Díli, 16 fev (Lusa) - Os partidos timorenses com assento parlamentar estão a estudar um eventual processo contra o Presidente da República por violação das suas obrigações constitucionais ao exonerar o chefe das forças de defesa, disseram hoje fontes parlamentares.
Caso avance para o Tribunal de Recurso - a mais alta instância judicial do país - esse processo poderia levar à destituição de Taur Matan Ruak.
Fontes de três das quatro bancadas com assento parlamentar confirmaram hoje à Lusa que essa possibilidade tem sido debatida em várias reuniões políticas mantidas nos últimos dias, incluindo um encontro com os líderes das bancadas mantido no fim-de-semana passado.
"Estamos a debater a situação. Consideramos que foi uma decisão complicada do Presidente Taur", disse à Lusa fonte do Congresso Nacional para a Reconstrução de Timor-Leste (CNRT), partido que hoje fez uma declaração política, apoiada pelas restantes bancadas, a questionar a decisão do chefe de Estado.

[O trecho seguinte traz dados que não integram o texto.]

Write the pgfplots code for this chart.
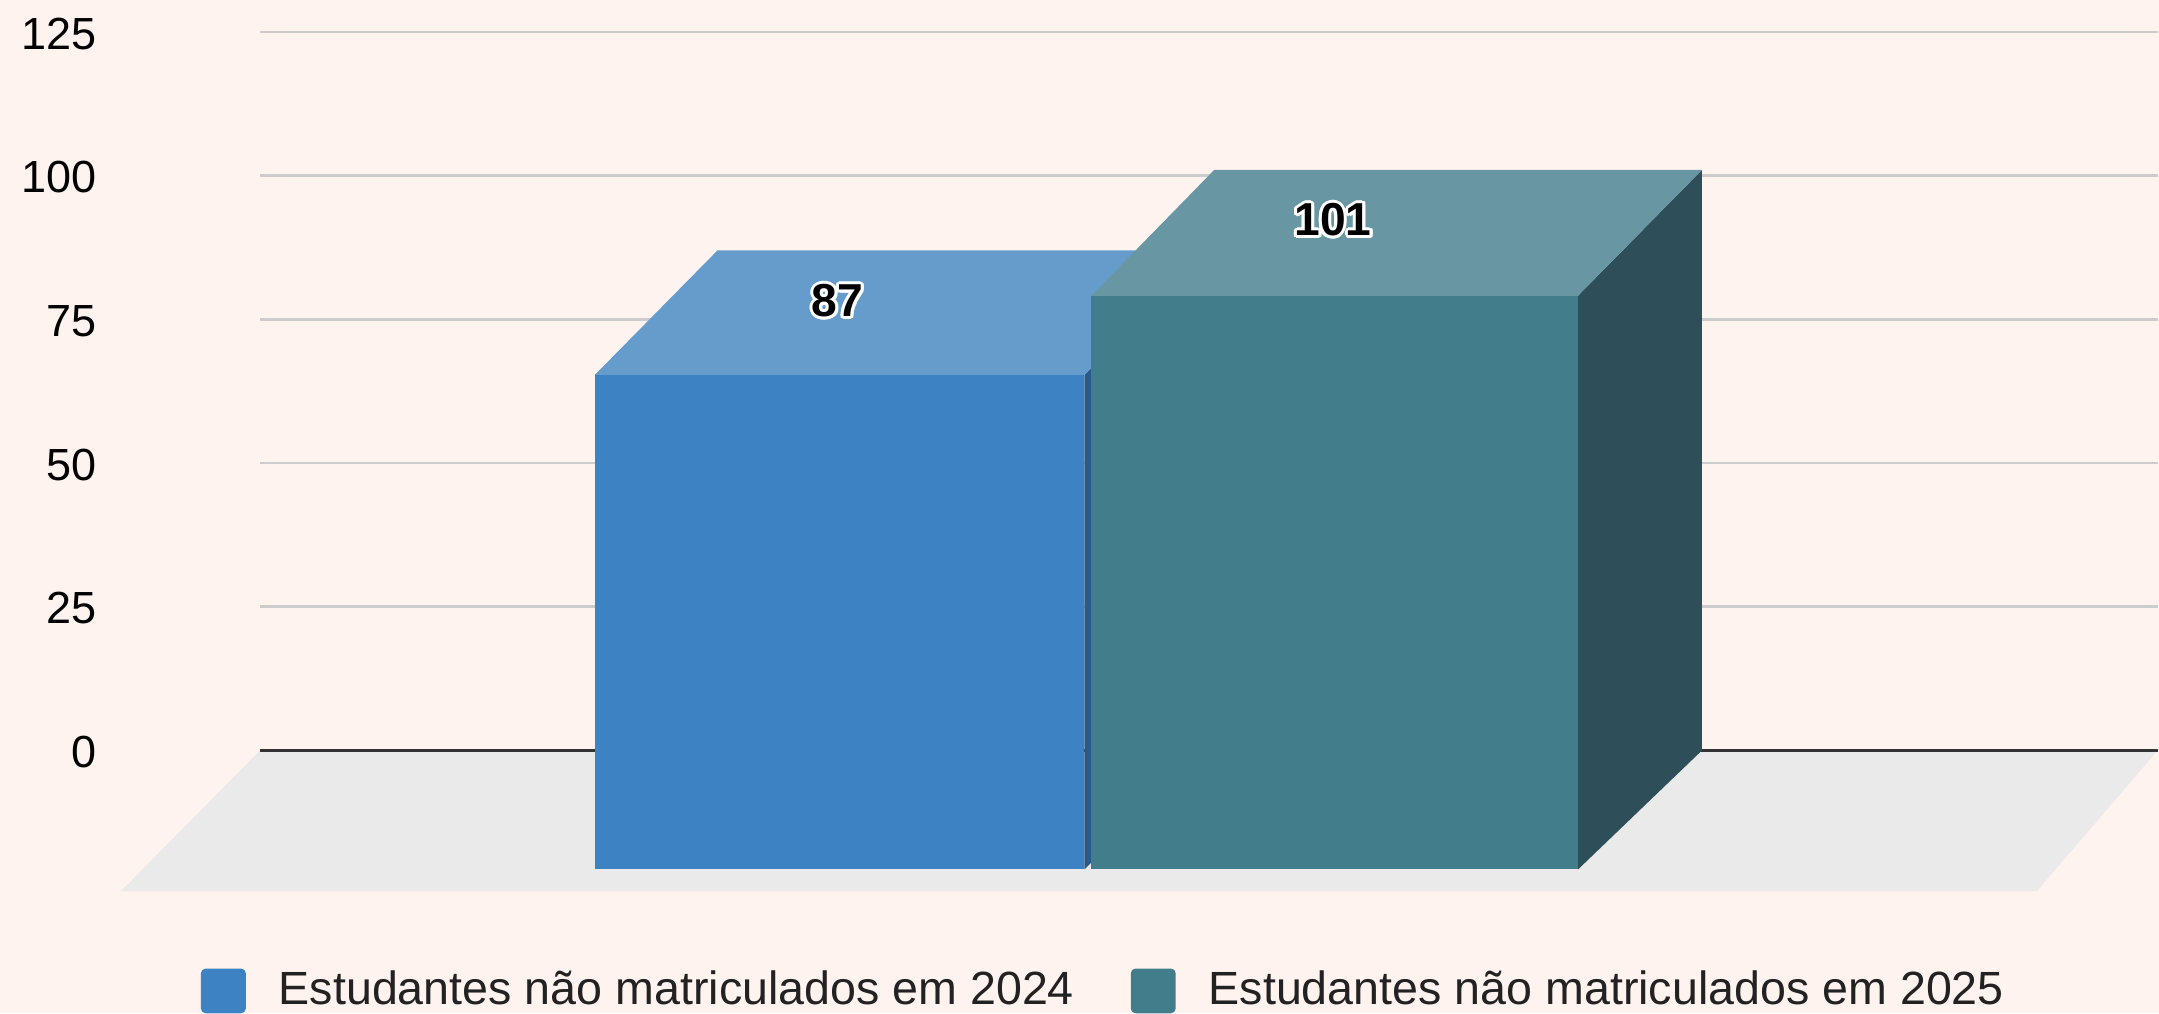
\documentclass[border=0pt]{standalone}
\usepackage{fontspec}
\setmainfont{Liberation Sans}
\usepackage{pgfplots}
\pgfplotsset{compat=1.18}
\usetikzlibrary{backgrounds}
\definecolor{bg}{HTML}{FFF3EF}
\definecolor{floorc}{HTML}{EAEAEA}
\definecolor{gridc}{HTML}{CCCCCC}
\definecolor{zeroc}{HTML}{333333}
\definecolor{textc}{HTML}{222222}
\definecolor{aFront}{HTML}{3D82C2}
\definecolor{aTop}{HTML}{659CCB}
\definecolor{aSide}{HTML}{2A5A8A}
\definecolor{bFront}{HTML}{427D8B}
\definecolor{bTop}{HTML}{6896A3}
\definecolor{bSide}{HTML}{2E4F59}
\newbox\halobox
\newlength\hw \setlength\hw{0.75bp}
\newcommand\hcopy[2]{\rlap{\kern#1\raisebox{#2}{\textcolor{white}{\copy\halobox}}}}
\newcommand\halo[1]{\begingroup\setbox\halobox\hbox{#1}%
 \hcopy{\hw}{0pt}\hcopy{-\hw}{0pt}\hcopy{0pt}{\hw}\hcopy{0pt}{-\hw}%
 \hcopy{0.7\hw}{0.7\hw}\hcopy{-0.7\hw}{0.7\hw}\hcopy{0.7\hw}{-0.7\hw}\hcopy{-0.7\hw}{-0.7\hw}%
 \hcopy{0.4\hw}{0.9\hw}\hcopy{-0.4\hw}{0.9\hw}\hcopy{0.4\hw}{-0.9\hw}\hcopy{-0.4\hw}{-0.9\hw}%
 \hcopy{0.9\hw}{0.4\hw}\hcopy{-0.9\hw}{0.4\hw}\hcopy{0.9\hw}{-0.4\hw}\hcopy{-0.9\hw}{-0.4\hw}%
 \textcolor{black}{\copy\halobox}\endgroup}
\begin{document}
\begin{tikzpicture}[background rectangle/.style={fill=bg, draw=none}, show background rectangle, inner frame sep=0pt]
\begin{axis}[
  scale only axis, width=474.75bp, height=179.75bp,
  xmin=260, xmax=2159, ymin=0, ymax=125,
  axis lines=left, axis line style={draw=none}, tick style={draw=none},
  xtick=\empty, ytick={0,25,50,75,100,125},
  ymajorgrids, grid style={color=gridc, line width=0.65bp},
  clip=false,
  /pgf/number format/assume math mode=true,
  yticklabel style={anchor=east, inner sep=0pt, xshift=-38.5bp, yshift=-0.4bp, font=\fontsize{11.3}{12}\selectfont, text=black},
  legend image code/.code={\fill[#1, rounded corners=1.2bp] (0bp,-5.6bp) rectangle (11.25bp,5.6bp);},
  legend style={at={(axis cs:201,-45.72)}, anchor=south west, draw=none, fill=none,
    inner sep=0pt, outer sep=0pt, legend columns=2,
    nodes={inner sep=0pt, font=\fontsize{11.7}{13}\selectfont, text=textc},
    /tikz/every odd column/.append style={column sep=8.25bp},
    /tikz/every even column/.append style={column sep=14.2bp}},
  legend cell align=left,
]
% frame of the picture (invisible)
\addplot[draw=none, forget plot] coordinates {(0,130.56) (2159,-45.72)};
% floor
\addplot[fill=floorc, draw=none, forget plot] coordinates {(260,0) (2159,0) (2038,-24.5) (121,-24.5)} -- cycle;
% zero line
\addplot[draw=zeroc, line width=0.7bp, forget plot] coordinates {(260,0) (2159,0)};
% bar 1: value 87
\addplot[fill=aSide, draw=none, forget plot] coordinates {(1085,-20.7) (1208,0) (1208,87) (1085,65.3)} -- cycle;
\addplot[fill=aTop, draw=none, forget plot] coordinates {(595,65.3) (718,87) (1208,87) (1085,65.3)} -- cycle;
\addplot[fill=aFront, draw=none, forget plot] coordinates {(595,-20.7) (1085,-20.7) (1085,65.3) (595,65.3)} -- cycle;
% bar 2: value 101
\addplot[fill=bSide, draw=none, forget plot] coordinates {(1579,-20.7) (1703,0) (1703,101) (1579,79.1)} -- cycle;
\addplot[fill=bTop, draw=none, forget plot] coordinates {(1092,79.1) (1215,101) (1703,101) (1579,79.1)} -- cycle;
\addplot[fill=bFront, draw=none, forget plot] coordinates {(1092,-20.7) (1579,-20.7) (1579,79.1) (1092,79.1)} -- cycle;
% value labels
\addplot[draw=none, mark=none, forget plot, point meta=explicit symbolic,
  nodes near coords={\halo{\pgfplotspointmeta}},
  every node near coord/.append style={anchor=center, inner sep=0pt,
    font=\bfseries\fontsize{11.6}{12}\selectfont}]
  table[meta=lab] {
x y lab
838 78.2 87
1334 92.3 101
};
\addlegendimage{fill=aFront, draw=none}
\addlegendentry{Estudantes não matriculados em 2024}
\addlegendimage{fill=bFront, draw=none}
\addlegendentry{Estudantes não matriculados em 2025}
\end{axis}
\end{tikzpicture}
\end{document}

"É uma situação muito complicada. Todos concordamos que o chefe de Estado não cumpriu as suas competências constitucionais adequadamente", frisou fonte da Frente Revolucionária do Timor-Leste Independente (Fretilin), enquanto fonte do Partido Democrático (PD) referiu que se vive um momento "de grande complexidade".
O assunto assumiu contornos políticos há uma semana quando o chefe de Estado decidiu exonerar o chefe de Estado-Maior das Forças Defesa de Timor-Leste (F-FDTL), o major-general Lere Anan Timur, promovendo como seu sucessor o brigadeiro-general Filomeno da Paixão de Jesus.

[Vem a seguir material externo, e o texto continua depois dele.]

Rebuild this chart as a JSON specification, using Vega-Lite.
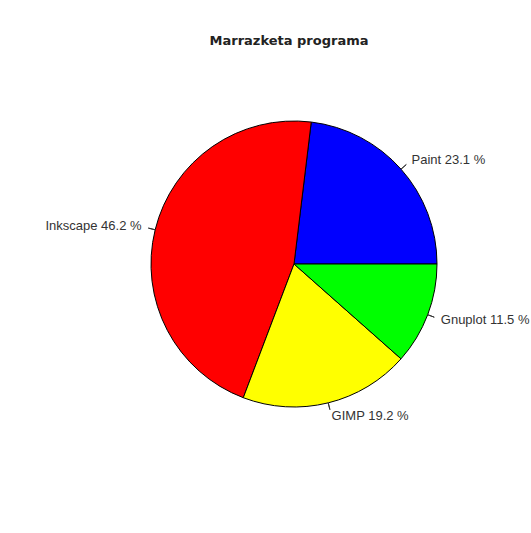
{
  "$schema": "https://vega.github.io/schema/vega-lite/v6.json",
  "width": 300,
  "height": 300,
  "autosize": "none",
  "padding": {"left": 144, "top": 114, "right": 87, "bottom": 119},
  "background": "white",
  "view": {"stroke": null},
  "title": {
    "text": "Marrazketa programa",
    "font": "DejaVu Sans",
    "fontSize": 13,
    "fontWeight": "bold",
    "color": "#222222",
    "anchor": "middle",
    "frame": "group",
    "offset": 66,
    "dx": -5
  },
  "data": {
    "values": [
      {"program": "Paint", "count": 6, "i": 1, "label": "Paint 23.1 %"},
      {"program": "Inkscape", "count": 12, "i": 2, "label": "Inkscape 46.2 %"},
      {"program": "GIMP", "count": 5, "i": 3, "label": "GIMP 19.2 %"},
      {"program": "Gnuplot", "count": 3, "i": 4, "label": "Gnuplot 11.5 %"}
    ]
  },
  "encoding": {
    "theta": {"field": "count", "type": "quantitative", "stack": true, "scale": {"range": [1.5707963, 7.8539816]}},
    "order": {"field": "i", "type": "quantitative", "sort": "descending"}
  },
  "layer": [
    {
      "mark": {"type": "arc", "radius": 143, "stroke": "black", "strokeWidth": 1},
      "encoding": {
        "color": {
          "field": "program",
          "type": "nominal",
          "scale": {"domain": ["Paint", "Inkscape", "GIMP", "Gnuplot"], "range": ["#0000FF", "#FF0000", "#FFFF00", "#00FF00"]},
          "legend": null
        }
      }
    },
    {
      "mark": {"type": "arc", "radius": 150, "radius2": 143, "padAngle": 3, "filled": false, "stroke": "#333333", "strokeWidth": 1}
    },
    {
      "mark": {"type": "text", "radius": 157, "align": "left", "baseline": "middle", "font": "Liberation Sans", "fontSize": 13, "fill": "#333333"},
      "encoding": {"text": {"condition": {"test": "datum.program !== 'Inkscape'", "field": "label"}, "value": ""}}
    },
    {
      "mark": {"type": "text", "radius": 157, "align": "right", "baseline": "middle", "font": "Liberation Sans", "fontSize": 13, "fill": "#333333"},
      "encoding": {"text": {"condition": {"test": "datum.program === 'Inkscape'", "field": "label"}, "value": ""}}
    }
  ]
}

Taur Matan Ruak explicou ter optado "pela sucessão nas F-FDTL, dando continuidade ao processo iniciado em 2011 com a sua própria sucessão na liderança das F-FDTL".
A polémica surgiu, porém, pelo facto de a decisão de Taur Matan Ruak não seguir a proposta do Governo, aprovada na reunião do Conselho de Ministros de 12 de outubro do ano passado, que defendia a renovação do mandato de Lere Anan Timur.
Em causa está a interpretação sobre a forma como o artigo 86 da Constituição timorense, relativo às competências do Presidente da República, se aplica no caso de nomeação do chefe das forças de defesa.
O chefe de Estado, explica o artigo, tem competência de "nomear e exonerar, sob proposta do Governo", o Chefe do Estado-maior das Forças Armadas.
A Presidência da República insiste na interpretação de que o artigo não obriga o chefe de Estado a seguir a recomendação do Governo e que a decisão final lhe cabe exclusivamente a si, ou seja de que não tem que respeitar a proposta do Governo.
O executivo e os partidos parlamentares defendem o contrário, afirmando que esta é uma competência equivalente à da nomeação dos membros do Governo, neste caso, sob proposta do primeiro-ministro, pelo que Taur Matan Ruak deveria ter seguido a recomendação do executivo.
Este tema marcou as duas sessões plenárias do parlamento desta semana, com as bancadas a adiarem, na segunda-feira, uma votação da autorização para que o PR visite o Japão em março e a usarem o período antes da ordem do dia para criticar a decisão do chefe de Estado.
O assunto foi hoje novamente debatido com a bancada do CNRT a ler uma declaração em que ameaça o chefe de Estado de que se este não recuar na decisão pode avançar com um processo, num texto apoiado pelas bancadas da Fretilin e da Frente Mudança.
O CNRT refere que a competência de Taur Matan Ruak neste caso é "condicionada" e que se discordasse da proposta do Governo deveria ter falado com o executivo para procurar uma "solução concertada".
Apesar da decisão de Taur Matan Ruak ter sido comunicada pelo seu gabinete a 09 de fevereiro, oficialmente o decreto com a exoneração de Lere Anan Timur ainda não foi publicado no Jornal da República.
Fonte da Presidência confirmou à Lusa terem sido dadas instruções para suspender a publicação "mas apenas porque ainda não está marcada a cerimónia de tomada de posse que teria que ocorrer assim que o decreto fosse publicado".
Apesar disso, garantiu, "a decisão política do Presidente está tomada, mantém-se e não se vai alterar".
A iniciativa de um processo contra o Presidente do República por "violação clara e grave das suas obrigações constitucionais" está determinada no artigo 79 da Constituição.
Para avançar, o processo tem que ser proposto por pelo menos um quinto dos 65 deputados e a deliberação aprovada por maioria de dois terços.
O acórdão é proferido pelo plenário do Tribunal de Recurso no prazo máximo de 30 dias e "a condenação implica a destituição do cargo e a impossibilidade de reeleição".